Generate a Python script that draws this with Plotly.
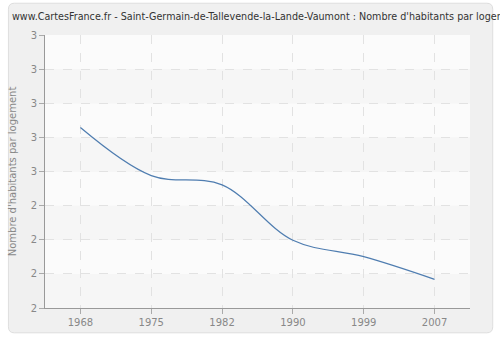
import plotly.graph_objects as go

years = ["1968", "1975", "1982", "1990", "1999", "2007"]
values = [2.661, 2.485, 2.451, 2.248, 2.188, 2.105]
ytick_vals = [2.0, 2.125, 2.25, 2.375, 2.5, 2.625, 2.75, 2.875, 3.0]
ytick_text = ["2", "2", "2", "2", "3", "3", "3", "3", "3"]

W, H = 500, 340
ML, MR, MT, MB = 40, 30, 35, 30
pw, ph = W - ML - MR, H - MT - MB

def px2x(px):
    return (px - ML) / pw

def py2y(py):
    return (H - MB - py) / ph

# rounded panel
x0, x1 = px2x(3), px2x(493)
y0, y1 = py2y(335), py2y(3)
rx, ry = 6 / pw, 6 / ph
path = (f"M {x0+rx},{y1} L {x1-rx},{y1} Q {x1},{y1} {x1},{y1-ry} "
        f"L {x1},{y0+ry} Q {x1},{y0} {x1-rx},{y0} L {x0+rx},{y0} "
        f"Q {x0},{y0} {x0},{y0+ry} L {x0},{y1-ry} Q {x0},{y1} {x0+rx},{y1} Z")

shapes = [dict(type="path", xref="paper", yref="paper", path=path,
               fillcolor="#f0f0f0", line=dict(color="#dedede", width=1), layer="below")]
# alternating bands
for i in range(0, len(ytick_vals) - 1):
    shapes.append(dict(type="rect", xref="paper", yref="y", x0=0, x1=1,
                       y0=ytick_vals[i], y1=ytick_vals[i + 1],
                       fillcolor="#f6f6f6" if i % 2 == 0 else "#fbfbfb",
                       line=dict(width=0), layer="below"))

fig = go.Figure()
fig.add_trace(go.Scatter(x=years, y=values, mode="lines",
                         line=dict(color="#4f7db0", width=1.2, shape="spline", smoothing=1.0),
                         hoverinfo="skip"))

fig.update_layout(
    width=W, height=H,
    margin=dict(l=ML, r=MR, t=MT, b=MB),
    paper_bgcolor="#ffffff",
    plot_bgcolor="rgba(0,0,0,0)",
    showlegend=False,
    shapes=shapes,
    title=dict(text="www.CartesFrance.fr - Saint-Germain-de-Tallevende-la-Lande-Vaumont : Nombre d'habitants par logement",
               x=12 / W, xref="container", xanchor="left", y=1 - 17 / H, yref="container", yanchor="middle",
               pad=dict(l=0, r=0, t=0, b=0),
               font=dict(family="DejaVu Sans", size=9.6, color="#333333")),
    xaxis=dict(type="category", range=[-0.5, 5.5], showgrid=True, gridcolor="#e2e2e2", griddash="dash",
               gridwidth=1, showline=True, linecolor="#999999", linewidth=1,
               ticks="outside", ticklen=5, tickcolor="#aaaaaa",
               tickfont=dict(family="DejaVu Sans", size=10, color="#888888"), zeroline=False,
               fixedrange=True),
    yaxis=dict(range=[2.0, 3.0], tickvals=ytick_vals, ticktext=ytick_text, showgrid=True,
               gridcolor="#e2e2e2", griddash="dash", gridwidth=1, showline=True,
               linecolor="#999999", linewidth=1, ticks="outside", ticklen=5, tickcolor="#aaaaaa",
               tickfont=dict(family="DejaVu Sans", size=10, color="#888888"), zeroline=False,
               title=dict(text="Nombre d'habitants par logement", standoff=12,
                          font=dict(family="DejaVu Sans", size=10, color="#888888"))),
)

fig.write_html("out.html")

WORK TO COMPLETE
With the pictures left out, restate word for word every line of the data above, from the first down to the line that contains "return (H - MB - py) / ph".

EXERCISE OUTPUT
Generate a Python script that draws this with Plotly.
import plotly.graph_objects as go

years = ["1968", "1975", "1982", "1990", "1999", "2007"]
values = [2.661, 2.485, 2.451, 2.248, 2.188, 2.105]
ytick_vals = [2.0, 2.125, 2.25, 2.375, 2.5, 2.625, 2.75, 2.875, 3.0]
ytick_text = ["2", "2", "2", "2", "3", "3", "3", "3", "3"]

W, H = 500, 340
ML, MR, MT, MB = 40, 30, 35, 30
pw, ph = W - ML - MR, H - MT - MB

def px2x(px):
    return (px - ML) / pw

def py2y(py):
    return (H - MB - py) / ph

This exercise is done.